One of the most feared complications after glaucoma surgeries is hypotony and its consequences. New bleb forming devices or Minimally Penetrating Glaucoma Surgeries (MPEGS) have been developed to reduce complications like hypotony by offering a better flow control.1-3 Nevertheless, even with these innovative bleb forming surgeries that require the use of MMC, early hypotony and its consequences are still an issue.
The authors investigated the incidence of postoperative hypotony in eyes that had undergone XEN Gel Stent implantation. They also correlated the hypotony with possible risk factors (axial length, myopia, arterial hypertension). They included 170 consecutive eyes and the hypotony was defined numerically as IOP ≤ 6 mmHg. They found hypotony in 57% of the eyes.
No significant difference was found in the analyzed risk factors except for the axial length, a known risk factor for hypotony in conventional filtering surgeries. Since axial length was associated with hypotony, the authors divided the range of axial length values into four quartiles. And the eyes with the longest axial length (4th quartile) had the highest frequency of postoperative hypotony (72%) compared with the eyes with the shortest AL (1st quartile, hypotony in 28% of eyes).
The investigators hypothesized that the reason for the higher hypotony rate in longer eyes might be explained by the thinner scleral wall with potential leakage of aqueous humor adjacent to the XEN Gel Stent. However, the hypotony rate is very similar (53%) in the second eye of patients with hypotony in the first eye and the authors do not mention any modifications in the technique to prevent hypotony. If scleral characteristics conditioned the hypotony rate and surgical technique was similar a higher incidence could be expected.
Another interesting finding was that in eyes with simultaneous cataract surgery, the risk for postoperative hypotony was about 0.5-fold. However, this finding is difficult to interpret and would be interesting to know the long-term success rate in both groups as the authors only mention that there are no statistical differences in the four-week IOP.
Surgeons should be aware of this risk factor for hypotony when counselling patients with long axial length about the risks of the surgery
Limitations of the study are the retrospective setting and the follow-up period of 12 months only.

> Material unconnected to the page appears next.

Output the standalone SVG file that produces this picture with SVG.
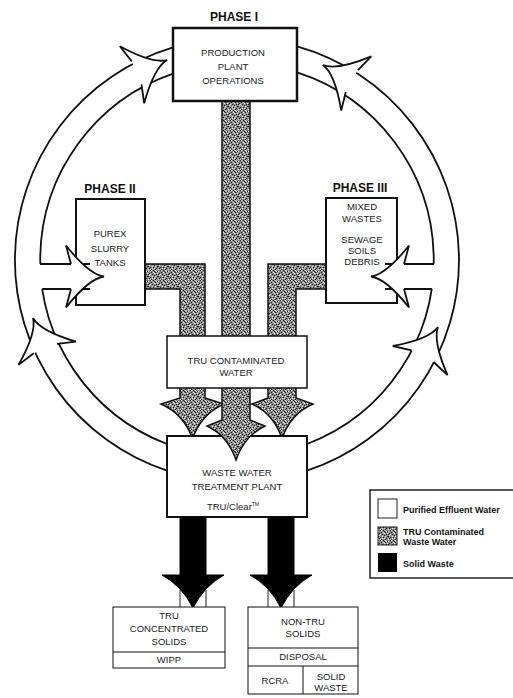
<svg xmlns="http://www.w3.org/2000/svg" xmlns:xlink="http://www.w3.org/1999/xlink" width="513" height="698" viewBox="0 0 513 698">
<style>
.box{fill:#fff;stroke:#111;}
.band{fill:#fff;stroke:#111;stroke-width:1.8;stroke-linejoin:round;}
.ln{fill:none;stroke:#111;stroke-width:1.8;}
.stip{fill:url(#stip);stroke:#111;stroke-width:1.5;stroke-linejoin:miter;}
.solid{fill:#000;stroke:#000;stroke-width:1;}
.t{font-family:"Liberation Sans",Arial,Helvetica,sans-serif;font-size:9.5px;fill:#222;text-anchor:middle;}
.ph{font-family:"Liberation Sans",Arial,Helvetica,sans-serif;font-size:12px;font-weight:bold;fill:#111;text-anchor:middle;}
.lg{font-family:"Liberation Sans",Arial,Helvetica,sans-serif;font-size:9px;font-weight:bold;fill:#111;}
</style>
<defs>
<pattern id="stip" width="10" height="10" patternUnits="userSpaceOnUse">
<rect width="10" height="10" fill="#8e8e8e"/>
<path d="M0 0h1v1H0zM3 0h1v1H3zM7 1h1v1H7zM1 2h1v1H1zM5 2h1v1H5zM9 3h1v1H9zM2 4h1v1H2zM6 4h1v1H6zM4 5h1v1H4zM8 6h1v1H8zM0 7h1v1H0zM3 7h1v1H3zM6 8h1v1H6zM9 8h1v1H9zM1 9h1v1H1zM5 9h1v1H5zM7 6h1v1H7zM4 1h1v1H4zM8 4h1v1H8z" fill="#1a1a1a"/>
<path d="M1 0h1v1H1zM5 0h1v1H5zM8 1h1v1H8zM3 2h1v1H3zM0 4h1v1H0zM4 3h1v1H4zM7 3h1v1H7zM9 5h1v1H9zM2 6h1v1H2zM5 6h1v1H5zM4 8h1v1H4zM8 9h1v1H8zM0 9h1v1H0zM2 8h1v1H2zM6 1h1v1H6z" fill="#e6e6e6"/>
</pattern>
<g id="head">
<path d="M0,0 Q-15,2 -38,31 L-33,12.5 L-33,-12.5 L-38,-31 Q-15,-2 0,0 Z" fill="#fff" stroke="none"/>
<path d="M-33,12.5 L-38,31 Q-15,2 0,0 Q-15,-2 -38,-31 L-33,-12.5" fill="none" stroke="#111" stroke-width="1.8" stroke-linejoin="miter"/>
</g>
</defs>

<g id="connectors">
<path class="band" d="M173,47.4 A222,222 0 0 0 167,470.7 L167,444 A197,197 0 0 1 173,73.7 Z"/>
<path class="band" d="M297,46.3 A222,222 0 0 1 307,470.7 L307,444 A197,197 0 0 0 297,72.4 Z"/>
<use xlink:href="#head" transform="translate(167,60) rotate(-23)"/>
<use xlink:href="#head" transform="translate(323,65) rotate(-151)"/>
<use xlink:href="#head" transform="translate(33,318) rotate(-112)"/>
<use xlink:href="#head" transform="translate(438,327) rotate(-62)"/>
<path class="stip" d="M180,386 V398 L161,404 Q184,414 192.5,439 Q201,414 224,404 L205,398 V386 Z"/>
<path class="stip" d="M268,386 V398 L252,404 Q274,414 282,439 Q290,414 313,404 L296,398 V386 Z"/>
</g>

<g id="wwtp">
<rect class="box" x="167" y="436" width="140" height="81" stroke-width="2"/>
<text class="t" x="237" y="476">WASTE WATER</text>
<text class="t" x="237" y="490">TREATMENT PLANT</text>
<text class="t" x="233" y="510" font-size="8.5">TRU/Clear<tspan font-size="5" dy="-4">TM</tspan></text>
</g>

<g id="connectors2">
<path class="stip" d="M222,98 V420 L207,426 Q228,436 236,460 Q244,436 265,426 L250,420 V98 Z"/>
<path class="stip" d="M140,264 H205 V340 H180 V289 H140 Z"/>
<path class="stip" d="M332,264 H268 V340 H296 V289 H332 Z"/>
</g>

<g id="tru-water">
<rect class="box" x="167" y="336" width="140" height="52" stroke-width="1.5"/>
<text class="t" x="236" y="364">TRU CONTAMINATED</text>
<text class="t" x="236" y="376">WATER</text>
</g>

<g id="phase1">
<text class="ph" x="234" y="21">PHASE I</text>
<rect class="box" x="173" y="28" width="124" height="73" stroke-width="2.5"/>
<text class="t" x="233" y="56">PRODUCTION</text>
<text class="t" x="233" y="70">PLANT</text>
<text class="t" x="233" y="84">OPERATIONS</text>
</g>

<g id="phase2">
<text class="ph" x="110" y="193">PHASE II</text>
<rect class="box" x="76" y="199" width="69" height="106" stroke-width="2"/>
<text class="t" x="110" y="237">PUREX</text>
<text class="t" x="110" y="252">SLURRY</text>
<text class="t" x="110" y="266">TANKS</text>
</g>

<g id="phase3">
<text class="ph" x="360" y="192">PHASE III</text>
<rect class="box" x="326" y="198" width="71" height="105" stroke-width="2"/>
<text class="t" x="362" y="210">MIXED</text>
<text class="t" x="362" y="222">WASTES</text>
<text class="t" x="362" y="243">SEWAGE</text>
<text class="t" x="362" y="254">SOILS</text>
<text class="t" x="362" y="265">DEBRIS</text>
</g>

<g id="connectors3">
<rect x="36" y="264" width="42" height="25" fill="#fff"/>
<path class="ln" d="M40,264 H90 M42.1,289 H90"/>
<use xlink:href="#head" transform="translate(104,276.5)"/>
<rect x="394" y="264" width="44" height="25" fill="#fff"/>
<path class="ln" d="M385,264 H434 M385,289 H431.9"/>
<use xlink:href="#head" transform="translate(371,276.5) rotate(180)"/>
<path class="solid" d="M180,517 V575 H162 Q182,586 193,608 Q204,586 224,575 H206 V517 Z"/>
<path class="solid" d="M268,517 V575 H250 Q270,586 281,608 Q292,586 312,575 H294 V517 Z"/>
<path d="M180,590 V607 M206,590 V607 M268,590 V607 M294,590 V607" stroke="#222" stroke-width="1" fill="none"/>
</g>

<g id="tru-solids">
<rect class="box" x="113" y="607" width="112" height="61" stroke-width="1"/>
<line x1="113" y1="652" x2="225" y2="652" stroke="#111" stroke-width="1"/>
<text class="t" x="169" y="619">TRU</text>
<text class="t" x="169" y="632">CONCENTRATED</text>
<text class="t" x="169" y="645">SOLIDS</text>
<text class="t" x="169" y="663" font-size="8.5">WIPP</text>
</g>

<g id="non-tru-solids">
<rect class="box" x="248" y="607" width="110" height="87" stroke-width="1"/>
<line x1="248" y1="648" x2="358" y2="648" stroke="#111" stroke-width="1"/>
<line x1="248" y1="666" x2="358" y2="666" stroke="#111" stroke-width="1"/>
<line x1="303" y1="666" x2="303" y2="694" stroke="#111" stroke-width="1"/>
<text class="t" x="303" y="625">NON-TRU</text>
<text class="t" x="303" y="637">SOLIDS</text>
<text class="t" x="303" y="660">DISPOSAL</text>
<text class="t" x="275" y="684" font-size="9">RCRA</text>
<text class="t" x="331" y="680" font-size="9">SOLID</text>
<text class="t" x="331" y="691" font-size="9">WASTE</text>
</g>

<g id="legend">
<rect x="370" y="490" width="150" height="88" fill="#fff" stroke="#222" stroke-width="1.5"/>
<rect x="378" y="499" width="19" height="19" fill="#fff" stroke="#222" stroke-width="1"/>
<rect x="378" y="527" width="19" height="18" fill="url(#stip)" stroke="#222" stroke-width="1"/>
<rect x="378" y="553" width="19" height="19" fill="#000"/>
<text class="lg" x="403" y="513">Purified Effluent Water</text>
<text class="lg" x="403" y="535">TRU Contaminated</text>
<text class="lg" x="403" y="545">Waste Water</text>
<text class="lg" x="403" y="567">Solid Waste</text>
</g>
</svg>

Also, the inclusion of both eyes in 34 patients is a possible bias. Another limitation was the fact that at a certain point, the surgery technique changed and viscoelastic (Z-HealinR) started to be instilled into the anterior chamber at the end of surgery to avoid early hypotony.
The authors concluded that surgeons should be aware of this risk factor for hypotony when counselling patients with long axial length about the risks of the surgery.